Die Krim zurückerobern?
Wunderbare Idee, entgegnet die deutsch-ukrainische Publizistin Marina Weisband lakonisch, nur würde das bedeuten, dass der Konflikt eingefroren, die Linie eines etwaigen Waffenstillstands mithin die neuen Grenzen ihres Heimatlandes wären, Russlands Überfall also mit beträchtlichen Geländegewinnen belohnt würden. Weisband nutzt ihren Auftritt auch, um gegen die Bundesregierung und insbesondere gegen Bundeskanzler Olaf Scholz zu wettern.

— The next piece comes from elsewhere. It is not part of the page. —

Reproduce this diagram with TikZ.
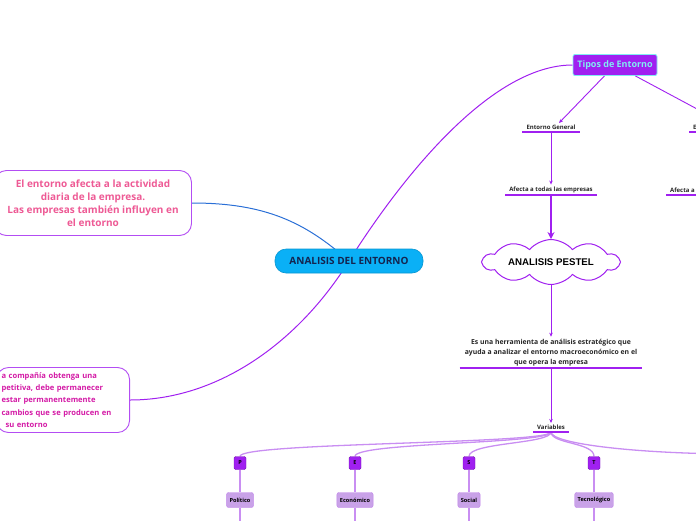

Der habe niemals deutlich gemacht, was das eigentliche Ziel seiner Ukraine-Politik sei. Gehe es wirklich darum, die territoriale Integrität des Landes wiederherzustellen? Die Krim zurückzuerobern? Oder nicht viele eher darum – so Weisbands einigermaßen verstörende Theorie –, dass der Krieg möglichst lange dauern solle, um Russland zu schwächen?
Rhetorisch gewohnt provokationsbereit setzt Weisband sogar noch eins drauf: „Die Ukraine bekommt zu viel zum Sterben und zu wenig zum Leben.“ Die westliche Welt scheine zu akzeptieren, dass ihr Heimatland langsam ausblute. Angesichts der schieren Menge an Kriegsmaterial, das gerade in die Ukraine geschafft wird, scheint das eher eine unwahrscheinliche Unterstellung. Auf sichererem Terrain bewegt sich Weisband wieder, als sie der deutschen Regierung mit Blick auf Waffenlieferung einen fluiden Standpunkt vorwirft: „Wir begründen ständig, warum wir etwas nicht schicken können, um es dann doch zu schicken“.
Dagegen muss nun Kevin Kühnert, SPD Generalsekretär und Scholz-Vertrauter der eher zweiten Stunde, aufbegehren. Von Anfang an habe der Kanzler die Prinzipien seiner Entscheidungsfindung offengelegt: Bündnistreue und Risikoteilung hätten an erster Stelle gestanden. Er habe nie etwas ausgeschlossen, was er später doch zugestehen musste, „rote Linien“ habe Olaf Scholz nie gezogen.
Dazu schweigt Kühnert
Einspruch von Carlo Masala, Professor für Internationale Politik an der Universität der Bundeswehr München. Nur wenige Wochen nach dem Ausbruch des russischen Angriffskrieges habe Olaf Scholz in einem „Spiegel“-Interview sehr wohl erklärt, dass die Lieferung von Kampfpanzern zur Eskalation führe und deshalb ausgeschlossen sei. Dazu schweigt Kühnert.